Short problem
What you return should match every record exactly, with the images removed.

Material for this exercise
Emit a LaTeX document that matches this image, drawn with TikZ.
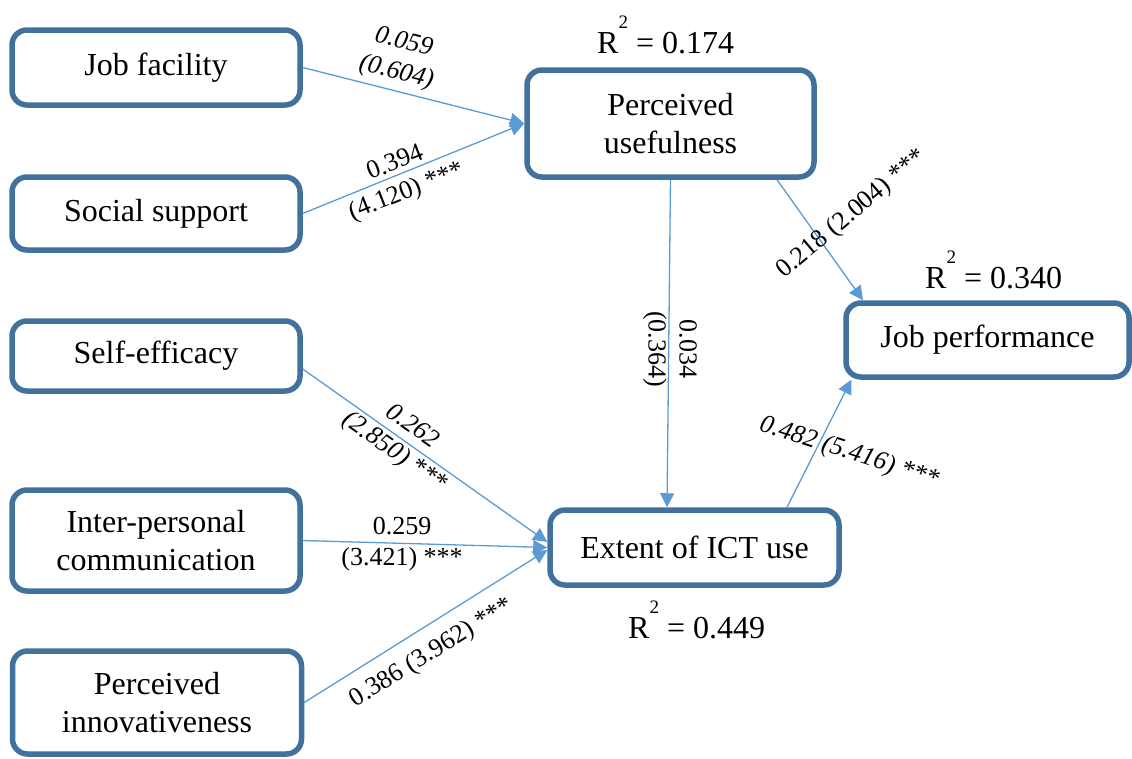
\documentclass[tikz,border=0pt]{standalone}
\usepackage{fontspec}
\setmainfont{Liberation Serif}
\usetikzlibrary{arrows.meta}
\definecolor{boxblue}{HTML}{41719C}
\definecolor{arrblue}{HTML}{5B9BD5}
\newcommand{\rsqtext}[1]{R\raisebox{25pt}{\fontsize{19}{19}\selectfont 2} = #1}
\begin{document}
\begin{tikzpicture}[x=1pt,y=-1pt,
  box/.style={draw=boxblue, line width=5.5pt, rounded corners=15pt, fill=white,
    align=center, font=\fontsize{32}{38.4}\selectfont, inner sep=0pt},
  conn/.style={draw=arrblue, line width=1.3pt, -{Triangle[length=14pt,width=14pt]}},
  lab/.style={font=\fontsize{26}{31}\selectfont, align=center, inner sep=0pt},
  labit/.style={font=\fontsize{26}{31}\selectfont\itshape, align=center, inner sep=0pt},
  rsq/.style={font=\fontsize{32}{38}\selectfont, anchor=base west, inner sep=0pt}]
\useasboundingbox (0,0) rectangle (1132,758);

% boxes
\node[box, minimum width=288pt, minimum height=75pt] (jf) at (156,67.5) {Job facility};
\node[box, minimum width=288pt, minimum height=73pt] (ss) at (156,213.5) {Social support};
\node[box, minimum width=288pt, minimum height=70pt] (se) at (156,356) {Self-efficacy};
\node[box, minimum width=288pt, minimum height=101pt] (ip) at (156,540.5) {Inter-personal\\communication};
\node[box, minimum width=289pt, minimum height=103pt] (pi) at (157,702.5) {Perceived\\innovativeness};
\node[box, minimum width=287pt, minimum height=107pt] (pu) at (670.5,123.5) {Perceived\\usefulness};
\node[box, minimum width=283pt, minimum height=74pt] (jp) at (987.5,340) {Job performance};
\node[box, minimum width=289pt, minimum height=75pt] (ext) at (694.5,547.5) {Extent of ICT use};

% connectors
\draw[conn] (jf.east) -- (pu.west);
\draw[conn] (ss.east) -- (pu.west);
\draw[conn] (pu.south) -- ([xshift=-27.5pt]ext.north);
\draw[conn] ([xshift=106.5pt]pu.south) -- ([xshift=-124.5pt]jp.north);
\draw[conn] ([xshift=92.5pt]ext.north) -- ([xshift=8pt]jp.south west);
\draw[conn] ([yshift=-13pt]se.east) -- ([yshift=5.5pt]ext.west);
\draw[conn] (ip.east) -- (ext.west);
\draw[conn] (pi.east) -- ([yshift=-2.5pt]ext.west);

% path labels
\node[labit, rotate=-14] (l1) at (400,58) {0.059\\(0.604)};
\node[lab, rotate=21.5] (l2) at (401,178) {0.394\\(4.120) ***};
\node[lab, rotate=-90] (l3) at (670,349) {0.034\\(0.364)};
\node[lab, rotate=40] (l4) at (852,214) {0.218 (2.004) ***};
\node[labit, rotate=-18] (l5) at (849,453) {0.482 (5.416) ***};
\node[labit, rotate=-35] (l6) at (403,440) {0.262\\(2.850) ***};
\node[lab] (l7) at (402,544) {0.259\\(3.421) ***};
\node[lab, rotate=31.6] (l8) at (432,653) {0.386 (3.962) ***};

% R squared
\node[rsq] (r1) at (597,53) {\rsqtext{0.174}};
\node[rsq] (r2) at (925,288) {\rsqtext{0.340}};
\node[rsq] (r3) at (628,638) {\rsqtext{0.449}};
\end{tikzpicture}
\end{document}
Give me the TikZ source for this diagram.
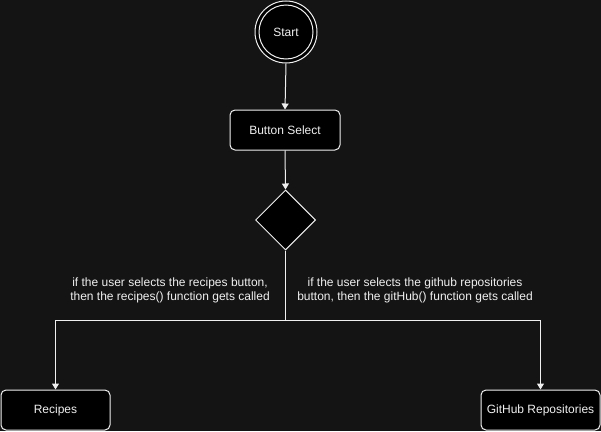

Exercise response
Emit a LaTeX document that matches this image, drawn with TikZ.
\documentclass[tikz,border=0pt]{standalone}
\usepackage{fontspec}
\setmainfont{Liberation Serif}
\usetikzlibrary{arrows.meta}
\definecolor{boxblue}{HTML}{41719C}
\definecolor{arrblue}{HTML}{5B9BD5}
\newcommand{\rsqtext}[1]{R\raisebox{25pt}{\fontsize{19}{19}\selectfont 2} = #1}
\begin{document}
\begin{tikzpicture}[x=1pt,y=-1pt,
  box/.style={draw=boxblue, line width=5.5pt, rounded corners=15pt, fill=white,
    align=center, font=\fontsize{32}{38.4}\selectfont, inner sep=0pt},
  conn/.style={draw=arrblue, line width=1.3pt, -{Triangle[length=14pt,width=14pt]}},
  lab/.style={font=\fontsize{26}{31}\selectfont, align=center, inner sep=0pt},
  labit/.style={font=\fontsize{26}{31}\selectfont\itshape, align=center, inner sep=0pt},
  rsq/.style={font=\fontsize{32}{38}\selectfont, anchor=base west, inner sep=0pt}]
\useasboundingbox (0,0) rectangle (1132,758);

% boxes
\node[box, minimum width=288pt, minimum height=75pt] (jf) at (156,67.5) {Job facility};
\node[box, minimum width=288pt, minimum height=73pt] (ss) at (156,213.5) {Social support};
\node[box, minimum width=288pt, minimum height=70pt] (se) at (156,356) {Self-efficacy};
\node[box, minimum width=288pt, minimum height=101pt] (ip) at (156,540.5) {Inter-personal\\communication};
\node[box, minimum width=289pt, minimum height=103pt] (pi) at (157,702.5) {Perceived\\innovativeness};
\node[box, minimum width=287pt, minimum height=107pt] (pu) at (670.5,123.5) {Perceived\\usefulness};
\node[box, minimum width=283pt, minimum height=74pt] (jp) at (987.5,340) {Job performance};
\node[box, minimum width=289pt, minimum height=75pt] (ext) at (694.5,547.5) {Extent of ICT use};

% connectors
\draw[conn] (jf.east) -- (pu.west);
\draw[conn] (ss.east) -- (pu.west);
\draw[conn] (pu.south) -- ([xshift=-27.5pt]ext.north);
\draw[conn] ([xshift=106.5pt]pu.south) -- ([xshift=-124.5pt]jp.north);
\draw[conn] ([xshift=92.5pt]ext.north) -- ([xshift=8pt]jp.south west);
\draw[conn] ([yshift=-13pt]se.east) -- ([yshift=5.5pt]ext.west);
\draw[conn] (ip.east) -- (ext.west);
\draw[conn] (pi.east) -- ([yshift=-2.5pt]ext.west);

% path labels
\node[labit, rotate=-14] (l1) at (400,58) {0.059\\(0.604)};
\node[lab, rotate=21.5] (l2) at (401,178) {0.394\\(4.120) ***};
\node[lab, rotate=-90] (l3) at (670,349) {0.034\\(0.364)};
\node[lab, rotate=40] (l4) at (852,214) {0.218 (2.004) ***};
\node[labit, rotate=-18] (l5) at (849,453) {0.482 (5.416) ***};
\node[labit, rotate=-35] (l6) at (403,440) {0.262\\(2.850) ***};
\node[lab] (l7) at (402,544) {0.259\\(3.421) ***};
\node[lab, rotate=31.6] (l8) at (432,653) {0.386 (3.962) ***};

% R squared
\node[rsq] (r1) at (597,53) {\rsqtext{0.174}};
\node[rsq] (r2) at (925,288) {\rsqtext{0.340}};
\node[rsq] (r3) at (628,638) {\rsqtext{0.449}};
\end{tikzpicture}
\end{document}
Give me the TikZ source for this diagram.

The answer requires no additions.